Federal Reserve Governor Christopher Waller said the U.S. central bank can wait and gather more data before deciding if the economy needs further monetary restraint, signaling that he favors holding interest rates steady when officials meet in two weeks.
“I believe we can wait, watch and see how the economy evolves before making definitive moves on the path of the policy rate,” Waller said in remarks prepared for the European Economics and Financial Center in London. “I will be looking carefully at the data to see whether the real side of the economy begins to cool off or whether prices, the nominal side of the economy, heat up.”
“As of today, it is too soon to tell,” he added.
U.S. central bankers have raised the benchmark lending rate to a range of 5.25% to 5.5% from near zero over 19 months, the fastest pace since the late 1970s. The speed of tightening has rattled the financial system with a series of bank failures in March, while 10-year Treasury note yields have jumped about a percentage point since July. Still, the economy remains resilient with robust consumption fueled by strong job growth.
Payrolls have risen by an average of 260,000 a month this year. Retail sales exceeded forecasts last month, and industrial production strengthened. Inflation has slowed, but measured by the Fed’s preferred index, minus food and energy, the 12-month pace was almost 4% in August.
Fed officials, from Waller to Chair Jerome Powell, have been emphatic that price growth must return to the 2% target.
Also speaking on Wednesday, New York Fed President John Williams said rates will have to stay at restrictive levels for some time to get inflation to policymakers’ goal.
“We’re going to stick at it to make sure that we really achieve that goal of 2% on a sustained basis,” Williams said in a moderated conversation at Queens College in New York.
Fed Governor Michelle Bowman, also speaking Wednesday, said the central bank is “highly focused” on reaching the inflation target.
“Inflation has come down, but we know that it is still too high,” she said in remarks at a Fed Listens event. The central bank’s ability to deliver on its target “depends importantly on being able to separate the short-term effects of temporary events from longer-term structural shifts in the economy.”

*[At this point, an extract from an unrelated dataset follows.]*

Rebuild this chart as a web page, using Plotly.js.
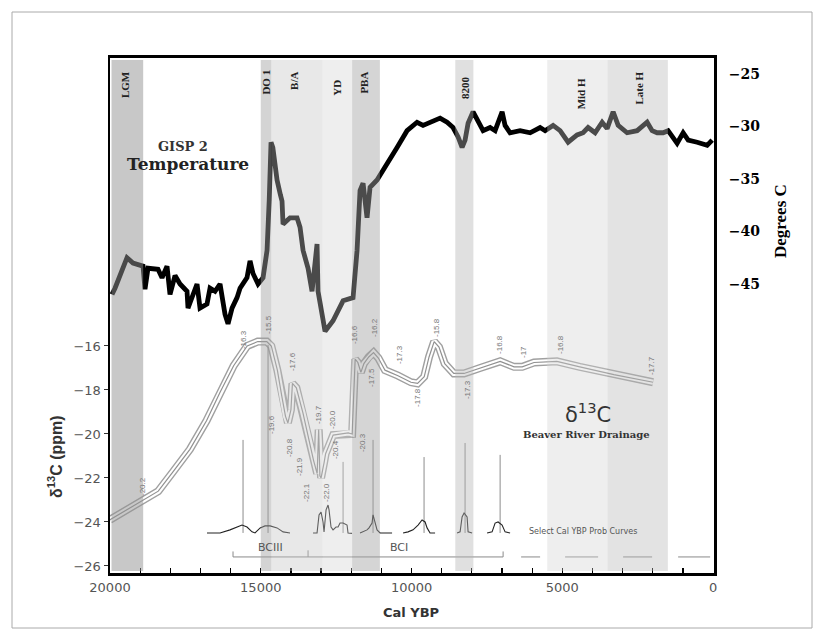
<!DOCTYPE html>
<html>
<head>
<meta charset="utf-8">
<script src="https://cdn.plot.ly/plotly-3.0.1.min.js"></script>
<style>
html,body{margin:0;padding:0;background:#fff;}
#chart{width:822px;height:639px;}
</style>
</head>
<body>
<div id="chart"></div>
<script>
// ---------- DATA ----------
// GISP2 temperature (years BP, degrees C)
const tempYears = [19934,19834,19436,19237,18905,18839,18740,18408,18275,18109,18010,17844,17678,17446,17413,17114,17015,16783,16683,16517,16351,16185,16086,15953,15787,15688,15456,15356,15257,15091,14925,14792,14720,14660,14600,14460,14350,14295,14262,14030,13797,13698,13598,13432,13300,13134,13101,12968,12868,12603,12271,11940,11807,11708,11608,11476,11376,11144,10945,10712,10480,10149,9817,9618,9386,9054,8822,8623,8457,8324,8225,8125,7959,7793,7627,7395,7229,6997,6898,6732,6400,6068,5737,5571,5306,5074,4808,4510,4311,4145,3913,3680,3514,3315,3149,2851,2519,2188,2022,1856,1657,1491,1193,993,827,529,197,31];
const tempValues = [-46.0,-45.4,-42.5,-43.0,-43.3,-45.5,-43.5,-43.6,-44.4,-43.3,-46.0,-44.2,-45.0,-45.7,-47.3,-45.0,-47.3,-46.9,-45.4,-45.7,-45.0,-47.9,-48.8,-47.3,-46.3,-45.4,-44.4,-42.8,-44.0,-45.0,-44.4,-41.8,-37.0,-31.5,-32.0,-35.1,-36.5,-37.1,-39.3,-38.7,-38.7,-39.6,-41.8,-43.5,-45.7,-41.2,-45.7,-47.6,-49.5,-48.5,-46.6,-46.3,-41.8,-36.1,-35.4,-38.7,-35.8,-35.1,-34.2,-33.2,-32.0,-30.4,-29.6,-29.9,-29.6,-29.2,-29.6,-30.1,-31.0,-32.0,-31.3,-29.7,-28.6,-29.4,-30.4,-30.1,-30.4,-28.6,-29.9,-30.6,-30.4,-30.6,-30.1,-30.4,-29.9,-30.4,-31.5,-30.8,-30.6,-30.1,-30.6,-29.6,-30.2,-28.6,-29.9,-30.6,-30.4,-29.6,-30.4,-30.6,-30.6,-30.4,-31.6,-30.6,-31.3,-31.5,-31.8,-31.3];

// Beaver River Drainage delta 13C (years BP, ppm)
const d13Years = [20000,19000,18400,17900,17350,16800,16350,15900,15450,15100,14800,14650,14450,14300,14180,14100,14000,13950,13820,13600,13400,13250,13130,13080,13040,13000,12900,12850,12600,12100,11970,11870,11780,11680,11580,11420,11260,11100,10880,10450,10020,9800,9580,9420,9250,9090,8900,8600,8260,7730,7060,6600,6330,5940,5180,4420,3290,1990];
const d13Values = [-23.9,-23.1,-22.6,-21.7,-20.7,-19.4,-18.1,-16.9,-16.0,-15.8,-15.8,-16.0,-17.1,-18.3,-19.2,-19.5,-18.9,-17.7,-17.9,-19.05,-20.3,-21.2,-21.8,-19.8,-21.9,-22.0,-21.3,-20.9,-20.05,-19.95,-20.0,-16.6,-16.75,-17.2,-16.8,-16.5,-16.3,-16.55,-17.1,-17.35,-17.65,-17.7,-17.4,-16.5,-15.8,-16.05,-16.8,-17.25,-17.25,-17.0,-16.7,-16.95,-16.95,-16.75,-16.7,-16.95,-17.3,-17.65];

// value labels along the delta 13C curve
const d13LabelText = ["-20.2","-16.3","-15.5","-17.6","-19.6","-20.8","-21.9","-19.7","-20.0","-20.4","-22.1","-22.0","-20.3","-16.6","-16.2","-17.5","-17.3","-17.8","-15.8","-17.3","-16.8","-17","-16.8","-17.7"];
const d13LabelYear = [18905,15588,14759,13963,14626,14063,13698,13101,12603,12537,13465,12802,11608,11873,11210,11310,10381,9784,9154,8125,7063,6267,5040,2022];
const d13LabelAt   = [-22.41,-15.73,-15.05,-16.73,-19.59,-20.64,-21.5,-19.14,-19.36,-20.73,-22.68,-22.68,-20.41,-15.5,-15.18,-17.45,-16.41,-18.36,-15.18,-18.0,-15.95,-16.27,-15.95,-16.91];

// selected calibrated-age probability curves
const probYears = [
  [16783,16351,16020,15787,15622,15456,15290,15190,15020,14860,14690,14460,14260,14030],
  [13267,13134,13068,13001,12935,12902,12835,12769,12736,12670,12603,12504,12437,12371,12271,12139,12106,11973],
  [11708,11608,11476,11410,11310,11277,11210,11144,11045,10646],
  [10281,10115,9950,9784,9651,9551,9485,9386,9220],
  [8490,8390,8324,8258,8158,8125,7992],
  [7495,7329,7229,7130,6997,6898,6732]
];
const probValues = [
  [-24.5,-24.5,-24.36,-24.23,-24.14,-24.23,-24.45,-24.5,-24.27,-24.18,-24.18,-24.27,-24.45,-24.5],
  [-24.5,-24.5,-23.68,-23.55,-24.0,-24.45,-23.45,-23.23,-23.45,-24.23,-24.36,-24.23,-24.23,-24.05,-24.05,-24.14,-24.5,-24.52],
  [-24.5,-24.45,-24.36,-24.27,-24.05,-23.68,-24.05,-24.36,-24.5,-24.5],
  [-24.5,-24.45,-24.36,-24.14,-23.91,-24.0,-24.27,-24.5,-24.5],
  [-24.5,-24.45,-23.77,-23.59,-23.77,-24.45,-24.5],
  [-24.5,-24.45,-24.05,-24.0,-24.14,-24.45,-24.5]
];
// vertical pointer lines from the probability curves
const pointerYears = [15588,14759,12271,11277,9585,8225,7063];
const pointerTop   = [-20.27,-15.95,-21.27,-20.27,-21.05,-20.41,-20.95];
const pointerBase  = -24.5;

// cultural period brackets
const bracketStart = [15920];
const bracketEnd   = [6964];
const bracketMid   = [13432];
const bracketLevel = -25.59;
const dashStart = [6367,4908,2984,1160];
const dashEnd   = [5737,3813,2022,98];
const periodLabels = ["BCIII","BCI"];
const periodLabelYear = [14693,10414];

// climate intervals (shaded)
const bandLabels = ["LGM","DO 1","B/A","YD","PBA","8200","Mid H","Late H"];
const bandStart  = [19950,15000,14650,12950,11970,8550,5500,3500];
const bandEnd    = [18900,14650,12950,11970,11050,7950,3500,1500];
const bandLabelYear = [19500,14840,13900,12480,11590,8230,4370,2470];
const bandLabelY = [85,82,81,88,83,87,94,88];

// axes ticks
const leftTicks  = [-16,-18,-20,-22,-24,-26];
const rightTicks = [-25,-30,-35,-40,-45];

// ---------- STYLE ----------
const bandFill    = ["rgb(146,146,146)","rgb(161,161,161)","rgb(195,195,195)","rgb(208,208,208)","rgb(163,163,163)","rgb(180,180,180)","rgb(208,208,208)","rgb(185,185,185)"];
const bandOpacity = [0.5,0.46,0.38,0.36,0.46,0.41,0.36,0.40];

const PL=110, PW=604, PT=58, PH=515;
const fx = p => (p-PL)/PW;
const fy = p => (PT+PH-p)/PH;

const traces = [];
// delta13C triple line effect
traces.push({x:d13Years,y:d13Values,mode:'lines',line:{color:'#a0a0a0',width:8},hoverinfo:'skip',yaxis:'y'});
traces.push({x:d13Years,y:d13Values,mode:'lines',line:{color:'#ffffff',width:5.2},hoverinfo:'skip',yaxis:'y'});
traces.push({x:d13Years,y:d13Values,mode:'lines',line:{color:'#909090',width:1.2},hoverinfo:'skip',yaxis:'y'});

// pointer lines
const px=[],py=[];
pointerYears.forEach((yr,i)=>{px.push(yr,yr,null);py.push(pointerBase,pointerTop[i],null);});
traces.push({x:px,y:py,mode:'lines',line:{color:'#8c8c8c',width:1},hoverinfo:'skip',yaxis:'y'});

// probability curves
probYears.forEach((ys,i)=>{
  traces.push({x:ys,y:probValues[i],mode:'lines',line:{color:'#222',width:1.1},hoverinfo:'skip',yaxis:'y'});
});

// brackets
const bx=[],by=[];
bracketStart.forEach((s,i)=>{
  bx.push(s,s,bracketEnd[i],bracketEnd[i],null, bracketMid[i],bracketMid[i],null);
  by.push(bracketLevel+0.25,bracketLevel,bracketLevel,bracketLevel+0.25,null, bracketLevel,bracketLevel+0.3,null);
});
dashStart.forEach((s,i)=>{bx.push(s,dashEnd[i],null);by.push(bracketLevel,bracketLevel,null);});
traces.push({x:bx,y:by,mode:'lines',line:{color:'#8a8a8a',width:1},hoverinfo:'skip',yaxis:'y'});

// temperature
traces.push({x:tempYears,y:tempValues,mode:'lines',line:{color:'#000',width:4.8},hoverinfo:'skip',yaxis:'y2'});

const shapes = [];
bandStart.forEach((s,i)=>{
  shapes.push({type:'rect',xref:'x',yref:'paper',x0:s,x1:bandEnd[i],y0:0.004,y1:0.996,
    fillcolor:bandFill[i],opacity:bandOpacity[i],line:{width:0},layer:'above'});
});
// outer frame
shapes.push({type:'rect',xref:'paper',yref:'paper',x0:fx(12),x1:fx(812),y0:fy(628),y1:fy(12),line:{color:'#aaa',width:1},fillcolor:'rgba(0,0,0,0)',layer:'below'});

const ann = [];
const C = {xanchor:'center',yanchor:'middle',showarrow:false};
bandLabels.forEach((t,i)=>{
  ann.push(Object.assign({text:t,xref:'x',yref:'paper',x:bandLabelYear[i],y:fy(bandLabelY[i]),textangle:-90,
    font:{family:'Liberation Serif',size:11,color:'#222',weight:'bold'}},C));
});
d13LabelText.forEach((t,i)=>{
  ann.push(Object.assign({text:t,xref:'x',yref:'y',x:d13LabelYear[i],y:d13LabelAt[i],textangle:-90,
    font:{family:'Liberation Sans',size:8,color:'#777'}},C));
});
periodLabels.forEach((t,i)=>{
  ann.push(Object.assign({text:t,xref:'x',yref:'paper',x:periodLabelYear[i],y:fy(547),
    font:{family:'DejaVu Sans',size:11,color:'#555'}},C));
});
ann.push({text:'Select Cal YBP Prob Curves',xref:'paper',yref:'paper',x:fx(527),y:fy(531),xanchor:'left',yanchor:'middle',showarrow:false,font:{family:'DejaVu Sans',size:8,color:'#555'}});
ann.push(Object.assign({text:'GISP 2',xref:'paper',yref:'paper',x:fx(183),y:fy(146),font:{family:'DejaVu Serif',size:13,color:'#333',weight:'bold'}},C));
ann.push(Object.assign({text:'Temperature',xref:'paper',yref:'paper',x:fx(188),y:fy(164),font:{family:'DejaVu Serif',size:17,color:'#222',weight:'bold'}},C));
ann.push(Object.assign({text:'δ<sup>13</sup>C',xref:'paper',yref:'paper',x:fx(588),y:fy(413),font:{family:'DejaVu Sans',size:21,color:'#333'}},C));
ann.push(Object.assign({text:'Beaver River Drainage',xref:'paper',yref:'paper',x:fx(586),y:fy(434),font:{family:'DejaVu Serif',size:10,color:'#333',weight:'bold'}},C));
ann.push(Object.assign({text:'δ<sup>13</sup>C (ppm)',xref:'paper',yref:'paper',x:fx(55),y:fy(457),textangle:-90,font:{family:'Liberation Sans',size:16,color:'#333',weight:'bold'}},C));
ann.push(Object.assign({text:'Degrees C',xref:'paper',yref:'paper',x:fx(780),y:fy(221),textangle:-90,font:{family:'Liberation Serif',size:17,color:'#000',weight:'bold'}},C));
ann.push(Object.assign({text:'Cal YBP',xref:'paper',yref:'paper',x:fx(411),y:fy(612),font:{family:'DejaVu Sans',size:13,color:'#333',weight:'bold'}},C));

const layout = {
  width:822,height:639,
  margin:{l:PL,r:822-PL-PW,t:PT,b:639-PT-PH,pad:0},
  paper_bgcolor:'#fff',plot_bgcolor:'#fff',
  showlegend:false,
  font:{family:'DejaVu Sans'},
  xaxis:{range:[20000,-30],tickvals:[20000,15000,10000,5000,0],ticktext:['20000','15000','10000','5000','0'],
    ticks:'inside',ticklen:5,tickwidth:1.2,tickcolor:'#000',
    minor:{tickvals:[19000,18000,17000,16000,14000,13000,12000,11000,9000,8000,7000,6000,4000,3000,2000,1000],ticks:'inside',ticklen:5,tickwidth:1.2,tickcolor:'#000'},
    showgrid:false,zeroline:false,showline:true,mirror:true,linecolor:'#000',linewidth:3,
    tickfont:{family:'DejaVu Sans',size:13,color:'#555'}},
  yaxis:{range:[-26.32,-2.91],tickvals:leftTicks,ticks:'outside',ticklen:4,tickcolor:'#333',tickwidth:1,
    showgrid:false,zeroline:false,showline:true,mirror:true,linecolor:'#000',linewidth:2.5,
    tickfont:{family:'DejaVu Sans',size:13,color:'#555'}},
  yaxis2:{range:[-72.52,-23.48],overlaying:'y',side:'right',tickvals:rightTicks,ticks:'outside',ticklen:11,tickcolor:'rgba(0,0,0,0)',
    showgrid:false,zeroline:false,showline:false,
    tickfont:{family:'DejaVu Serif',size:14,color:'#000',weight:'bold'}},
  shapes:shapes,
  annotations:ann
};

Plotly.newPlot('chart',traces,layout,{staticPlot:true,displayModeBar:false});
</script>
</body>
</html>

Waller said he is watching two scenarios. The trend of the past few months where the labor market has been strong while inflation has decelerated with moderating wage growth has been positive, he said. If this continues, “I believe we can hold the policy rate steady and let the economy evolve in the desired manner,” he said.
“But I also can’t avoid thinking about the second scenario, where demand and economic activity continue at their recent pace, possibly putting persistent upward pressure on inflation and stalling or even reversing progress toward 2%,” he said, adding that the Fed would put its gains on inflation and longer-run price stability at risk if it did nothing.
“More action would be needed on the policy rate to ensure that inflation moves back to target and expectations remain anchored.”
Fed officials are navigating an unusual period of cross-currents. Minutes show they are trying to balance two-sided risks of not putting enough restraint in place to get inflation down against over-shooting and throwing the economy into a recession. Waller said the increase in longer-term borrowing costs should “weigh on both household and business spending.”
In a question-and-answer period, Waller said it was too soon to discuss rate-cut scenarios other than what might proceed from standard policy rules. He also said he doubted the Middle East conflict would mean much for US growth unless it grows into a much wider “conflagration.”
Waller said he expected the Fed’s balance sheet to run down $2 trillion to $2.5 trillion in total, with runoff already down about $1 trillion from the $8.96 trillion peak in 2022.